Things to Consider When Choosing Dividend Stocks
It’s important to think carefully about how dividend stocks work before you choose to invest in dividend stocks. You’ll want to consider dividend yield, stock price, fundamentals of the company and more.
- Dividend yield: You’ll want to know the annual dividend yield of each stock you’re considering. The dividend yield refers to a financial ratio that shows how much a company pays out in dividends each year relative to its stock price. In fact, you’ll want to rely on a solid set of dividend stock selection criteria before you choose to enter partnerships as a stockholder.

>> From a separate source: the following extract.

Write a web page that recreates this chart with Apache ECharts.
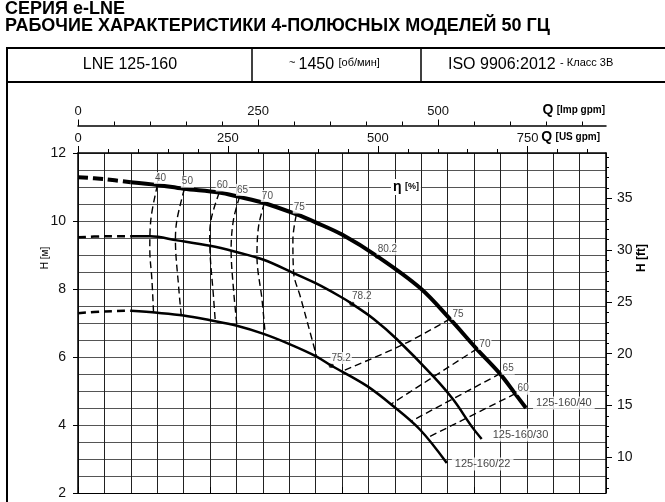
<!DOCTYPE html>
<html>
<head>
<meta charset="utf-8">
<script src="https://cdn.jsdelivr.net/npm/echarts@6/dist/echarts.min.js"></script>
<style>
  html, body { margin: 0; padding: 0; background: #fff; }
  #chart { width: 665px; height: 502px; }
</style>
</head>
<body>
<div id="chart"></div>
<script>
// Q in m3/h, H in m
const curve40Dash = [[0, 11.29], [10, 11.23], [20, 11.14]];
const curve40 = [[20, 11.14], [30, 11.06], [40, 10.95], [53.5, 10.84], [61, 10.71], [70.5, 10.53], [82.6, 10.2], [90, 9.96], [100, 9.6], [113.4, 8.96], [129.6, 8.03], [140.9, 7.12], [151, 6.24], [159.8, 5.51], [165.5, 4.93], [169.7, 4.5]];
const curve30Dash = [[0, 9.52], [10, 9.55], [20, 9.55]];
const curve30 = [[20, 9.55], [27.4, 9.55], [37.5, 9.43], [50, 9.27], [58.9, 9.11], [70.3, 8.86], [81.6, 8.47], [90, 8.17], [99.3, 7.78], [103.7, 7.57], [112, 7.12], [120.7, 6.53], [134.6, 5.43], [142.2, 4.74], [149.1, 3.96], [152.9, 3.59]];
const curve22Dash = [[0, 7.29], [10, 7.34], [20, 7.36]];
const curve22 = [[20, 7.36], [30.1, 7.3], [40, 7.22], [50.1, 7.08], [60.2, 6.92], [70.3, 6.68], [80.1, 6.38], [90.2, 6.02], [95.9, 5.75], [109.4, 5.15], [119.5, 4.55], [129.6, 3.86], [139.7, 2.88]];
const curveNames = ['125-160/40', '125-160/30', '125-160/22'];

// iso-efficiency lines
const iso40 = [[30.1, 11.06], [27.6, 10.04], [27.2, 9.16], [28.0, 8.27], [28.6, 7.32]];
const iso50 = [[40.3, 10.95], [37.5, 10.04], [36.9, 9.45], [38.1, 8.08], [39.1, 7.23]];
const iso60 = [[53.5, 10.84], [50.4, 10.04], [49.9, 9.45], [51.4, 7.69], [52.0, 7.06]];
const iso65 = [[61.2, 10.71], [58.9, 10.04], [58.0, 9.16], [58.9, 7.99], [60.2, 6.92]];
const iso70 = [[70.6, 10.53], [68.4, 9.84], [67.8, 8.96], [69.7, 7.69], [70.9, 6.68]];
const iso75 = [[82.7, 10.19], [81.4, 9.45], [81.7, 8.47], [84.2, 7.78], [88.6, 6.53], [90.3, 6.04]];
const isoLeftNames = ['40', '50', '60', '65', '70', '75'];
const iso75R = [[140.9, 7.12], [123.2, 6.37], [100.6, 5.6]];
const iso70R = [[151.1, 6.24], [118.3, 4.6]];
const iso65R = [[159.9, 5.51], [125.9, 4.1]];
const iso60R = [[165.6, 4.92], [132.2, 3.62]];
const isoRightNames = ['75', '70', '65', '60'];

// best efficiency points [Q, H, eta]
const bepPoints = [[113.4, 8.96, '80.2'], [103.7, 7.57, '78.2'], [95.9, 5.75, '75.2']];

// secondary scales
const US_PER_M3H = 4.40287;
const IMP_PER_M3H = 3.66615;
const FT_PER_M = 3.28084;
const usTicks = [0, 50, 100, 150, 200, 250, 300, 350, 400, 450, 500, 550, 600, 650, 700, 750, 800, 850];
const usLabels = [0, 250, 500, 750];
const impTicks = [0, 50, 100, 150, 200, 250, 300, 350, 400, 450, 500, 550, 600, 650, 700];
const impLabels = [0, 250, 500];
const ftTicks = [7, 8, 9, 10, 11, 12, 13, 14, 15, 16, 17, 18, 19, 20, 21, 22, 23, 24, 25, 26, 27, 28, 29, 30, 31, 32, 33, 34, 35, 36, 37, 38, 39];
const ftLabels = [10, 15, 20, 25, 30, 35];

const FONT = 'Liberation Sans, Arial, sans-serif';
const chart = echarts.init(document.getElementById('chart'));

const series = [];
const lineBase = { type: 'line', smooth: 0.35, showSymbol: false, silent: true, z: 3 };
[[curve40Dash, curve40, 4, [10, 5]], [curve30Dash, curve30, 2.5, [8, 5]], [curve22Dash, curve22, 2.5, [8, 5]]]
  .forEach(([d, s, w, dash]) => {
    series.push(Object.assign({}, lineBase, { data: d, lineStyle: { color: '#000', width: w, type: dash } }));
    series.push(Object.assign({}, lineBase, { data: s, lineStyle: { color: '#000', width: w } }));
  });
[iso40, iso50, iso60, iso65, iso70, iso75, iso75R, iso70R, iso65R, iso60R].forEach(d => {
  series.push(Object.assign({}, lineBase, { data: d, z: 2, lineStyle: { color: '#000', width: 1.4, type: [7, 4] } }));
});

const labelBox = { fontFamily: FONT, fontSize: 10, color: '#222', backgroundColor: '#fff', padding: [1, 1] };
// left iso labels
series.push({
  type: 'scatter', silent: true, symbolSize: 0, z: 5,
  data: [iso40, iso50, iso60, iso65, iso70, iso75].map((d, i) => [d[0][0], d[0][1], isoLeftNames[i]]),
  label: Object.assign({ show: true, position: 'top', distance: 1, offset: [3, 0], formatter: p => p.data[2] }, labelBox)
});
// right iso labels
series.push({
  type: 'scatter', silent: true, symbolSize: 0, z: 5,
  data: [iso75R, iso70R, iso65R, iso60R].map((d, i) => [d[0][0], d[0][1], isoRightNames[i]]),
  label: Object.assign({ show: true, position: 'top', distance: 0, offset: [8, 1], formatter: p => p.data[2] }, labelBox)
});
// best efficiency points
series.push({
  type: 'scatter', silent: true, symbolSize: 5, z: 6, itemStyle: { color: '#000' },
  data: bepPoints,
  label: Object.assign({ show: true, position: 'top', distance: 0, offset: [10, 1], formatter: p => p.data[2] }, labelBox)
});
// curve names at the end of each curve
const endOffsets = [[7, -5], [8, -4], [5, 1]];
[curve40, curve30, curve22].forEach((c, i) => {
  series.push({
    type: 'scatter', silent: true, symbolSize: 0, z: 5,
    data: [[c[c.length - 1][0], c[c.length - 1][1], curveNames[i]]],
    label: Object.assign({}, labelBox, { show: true, position: 'right', distance: endOffsets[i][0], offset: [0, endOffsets[i][1]],
      fontSize: 11, color: '#111', padding: [1, 3], formatter: p => p.data[2] })
  });
});

const axisFont = { fontFamily: FONT, color: '#111' };

chart.setOption({
  animation: false,
  backgroundColor: '#fff',
  textStyle: { fontFamily: FONT },
  grid: { left: 78, top: 153, right: 59, bottom: 9, containLabel: false },
  xAxis: [
    { type: 'value', min: 0, max: 200, interval: 10, position: 'bottom',
      axisLine: { show: true, onZero: false, lineStyle: { color: '#000', width: 1 } },
      axisTick: { show: false }, axisLabel: { show: false },
      splitLine: { show: true, lineStyle: { color: '#222', width: 1 } } },
    { type: 'value', min: 0, max: 200 * US_PER_M3H, position: 'top',
      axisLine: { show: true, onZero: false, lineStyle: { color: '#000', width: 1.5 } },
      axisTick: { show: true, customValues: usTicks, length: 4, lineStyle: { color: '#000' } },
      axisLabel: Object.assign({ customValues: usLabels, margin: 8, fontSize: 13 }, axisFont),
      splitLine: { show: false } },
    { type: 'value', min: 0, max: 200 * US_PER_M3H, position: 'top',
      axisLine: { show: false, onZero: false },
      axisTick: { show: true, customValues: usLabels, length: 7, lineStyle: { color: '#000' } },
      axisLabel: { show: false }, splitLine: { show: false } },
    { type: 'value', min: 0, max: 200 * IMP_PER_M3H, position: 'top', offset: 27.5,
      axisLine: { show: true, onZero: false, lineStyle: { color: '#000', width: 1.5 } },
      axisTick: { show: true, customValues: impTicks, length: 4, lineStyle: { color: '#000' } },
      axisLabel: Object.assign({ customValues: impLabels, margin: 8, fontSize: 13 }, axisFont),
      splitLine: { show: false } },
    { type: 'value', min: 0, max: 200 * IMP_PER_M3H, position: 'top', offset: 27.5,
      axisLine: { show: false, onZero: false },
      axisTick: { show: true, customValues: impLabels, length: 6, lineStyle: { color: '#000' } },
      axisLabel: { show: false }, splitLine: { show: false } },
    { type: 'value', min: 0, max: 200, interval: 50, position: 'bottom',
      axisLine: { show: false, onZero: false },
      axisTick: { show: true, inside: true, length: 6, lineStyle: { color: '#000' } },
      axisLabel: { show: false }, splitLine: { show: false } }
  ],
  yAxis: [
    { type: 'value', min: 2, max: 12, interval: 2, position: 'left',
      axisLine: { show: true, onZero: false, lineStyle: { color: '#000', width: 1.5 } },
      axisTick: { show: true, length: 5, lineStyle: { color: '#000' } },
      axisLabel: Object.assign({ margin: 12, fontSize: 14 }, axisFont),
      splitLine: { show: false } },
    { type: 'value', min: 2, max: 12, interval: 0.5, position: 'left',
      axisLine: { show: false, onZero: false }, axisTick: { show: false }, axisLabel: { show: false },
      splitLine: { show: true, lineStyle: { color: '#555', width: 1.2 } } },
    { type: 'value', min: 2 * FT_PER_M, max: 12 * FT_PER_M, position: 'right',
      axisLine: { show: true, onZero: false, lineStyle: { color: '#000', width: 1.5 } },
      axisTick: { show: true, customValues: ftTicks, length: 3, lineStyle: { color: '#000' } },
      axisLabel: Object.assign({ customValues: ftLabels, margin: 11, fontSize: 14 }, axisFont),
      splitLine: { show: false } },
    { type: 'value', min: 2 * FT_PER_M, max: 12 * FT_PER_M, position: 'right',
      axisLine: { show: false, onZero: false },
      axisTick: { show: true, customValues: ftLabels, length: 6, lineStyle: { color: '#000' } },
      axisLabel: { show: false }, splitLine: { show: false } }
  ],
  graphic: [
    { type: 'text', x: 5, y: 0, style: { text: 'СЕРИЯ e-LNE', font: 'bold 18px ' + FONT, fill: '#000' } },
    { type: 'text', x: 5, y: 17, style: { text: 'РАБОЧИЕ ХАРАКТЕРИСТИКИ 4-ПОЛЮСНЫХ МОДЕЛЕЙ 50 ГЦ', font: 'bold 18px ' + FONT, fill: '#000' } },
    { type: 'line', shape: { x1: 6, y1: 48, x2: 665, y2: 48 }, style: { stroke: '#000', lineWidth: 2 } },
    { type: 'line', shape: { x1: 6, y1: 82, x2: 665, y2: 82 }, style: { stroke: '#000', lineWidth: 2 } },
    { type: 'line', shape: { x1: 7, y1: 47, x2: 7, y2: 502 }, style: { stroke: '#000', lineWidth: 2 } },
    { type: 'line', shape: { x1: 252, y1: 48, x2: 252, y2: 82 }, style: { stroke: '#000', lineWidth: 1.5 } },
    { type: 'line', shape: { x1: 421, y1: 48, x2: 421, y2: 82 }, style: { stroke: '#000', lineWidth: 1.5 } },
    { type: 'text', x: 130, y: 65, style: { text: 'LNE 125-160', font: '16px ' + FONT, fill: '#000', align: 'center', verticalAlign: 'middle' } },
    { type: 'text', x: 289, y: 65, style: { text: '{s|~ }{b|1450 }{s|[об/мин]}', verticalAlign: 'middle', fill: '#000',
        rich: { s: { fontSize: 11, fontFamily: FONT, padding: [0, 0, 5, 0] }, b: { fontSize: 16, fontFamily: FONT } } } },
    { type: 'text', x: 448, y: 65, style: { text: '{b|ISO 9906:2012 }{s|- Класс 3B}', verticalAlign: 'middle', fill: '#000',
        rich: { s: { fontSize: 11, fontFamily: FONT, padding: [0, 0, 5, 0] }, b: { fontSize: 16, fontFamily: FONT } } } },
    { type: 'text', x: 605, y: 110, style: { text: '{q|Q} {u|[Imp gpm]}', align: 'right', verticalAlign: 'middle', fill: '#000',
        rich: { q: { fontSize: 14, fontWeight: 'bold', fontFamily: FONT }, u: { fontSize: 10, fontWeight: 'bold', fontFamily: FONT } } } },
    { type: 'text', x: 600, y: 137, style: { text: '{q|Q} {u|[US gpm]}', align: 'right', verticalAlign: 'middle', fill: '#000',
        rich: { q: { fontSize: 14, fontWeight: 'bold', fontFamily: FONT }, u: { fontSize: 10, fontWeight: 'bold', fontFamily: FONT } } } },
    { type: 'text', x: 45, y: 258, rotation: Math.PI / 2, style: { text: 'H [м]', font: '10px ' + FONT, fill: '#000', align: 'center', verticalAlign: 'middle' } },
    { type: 'text', x: 642, y: 258, rotation: Math.PI / 2, style: { text: 'H [ft]', font: 'bold 12px ' + FONT, fill: '#000', align: 'center', verticalAlign: 'middle' } },
    { type: 'text', x: 391, y: 187, z: 10, style: { text: '{e|η} {p|[%]}', verticalAlign: 'middle', fill: '#000', backgroundColor: '#fff', padding: [1, 2],
        rich: { e: { fontSize: 14, fontWeight: 'bold', fontFamily: FONT }, p: { fontSize: 9, fontWeight: 'bold', fontFamily: FONT } } } }
  ],
  series: series
});
</script>
</body>
</html>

- Stock price: The share price is an important consideration. How much does it cost to buy? Is it more advantageous to buy ETFs for the low share price? Your brokerage account can help you determine the share price, depending on when you buy, immediately with a market order or with a limit order, or when you buy at a specific price. It’s a good idea to never sink all your money into one stock. If you’re expecting dividend income to roll in. You might automatically gravitate toward the Dividend King and Dividend Aristocrat lists. Even if you invest in the Dividend Aristocrats or Dividend Kings, it can still be a risky move because you’re sinking your money into single stocks.
- Fundamentals: Peer into financial statements, various company’s prospectuses and get as much detailed information as you can about the companies you’re considering. Check for long-term profitability, a company’s balance sheet and debt (by examining the company’s debt-to-equity ratio), check sector trends (such as the impact of the aging baby boomer population or economic conditions for oil companies) and more.
Are there other factors to consider? Absolutely! It’s a good idea to do comprehensive research before you determine whether dividends work for you.
Read more: ETFs vs. Dividend Stocks
Should You Buy Dividend Stocks?
So, should you pursue dividend investing or look into something else completely, like real estate investment trusts (REITs) or ETFs? A company’s earnings and the company’s dividend should absolutely be a consideration when you consider dividends as part of your stock investing portfolio — as long as you do your research and you’re confident that dividend growth fits into your goals and investment objectives.
A financial advisor may help you decide whether dividend stocks make the most sense for you. A fiduciary financial advisor can help you decide what types of investments you should consider based on your goals and time horizon.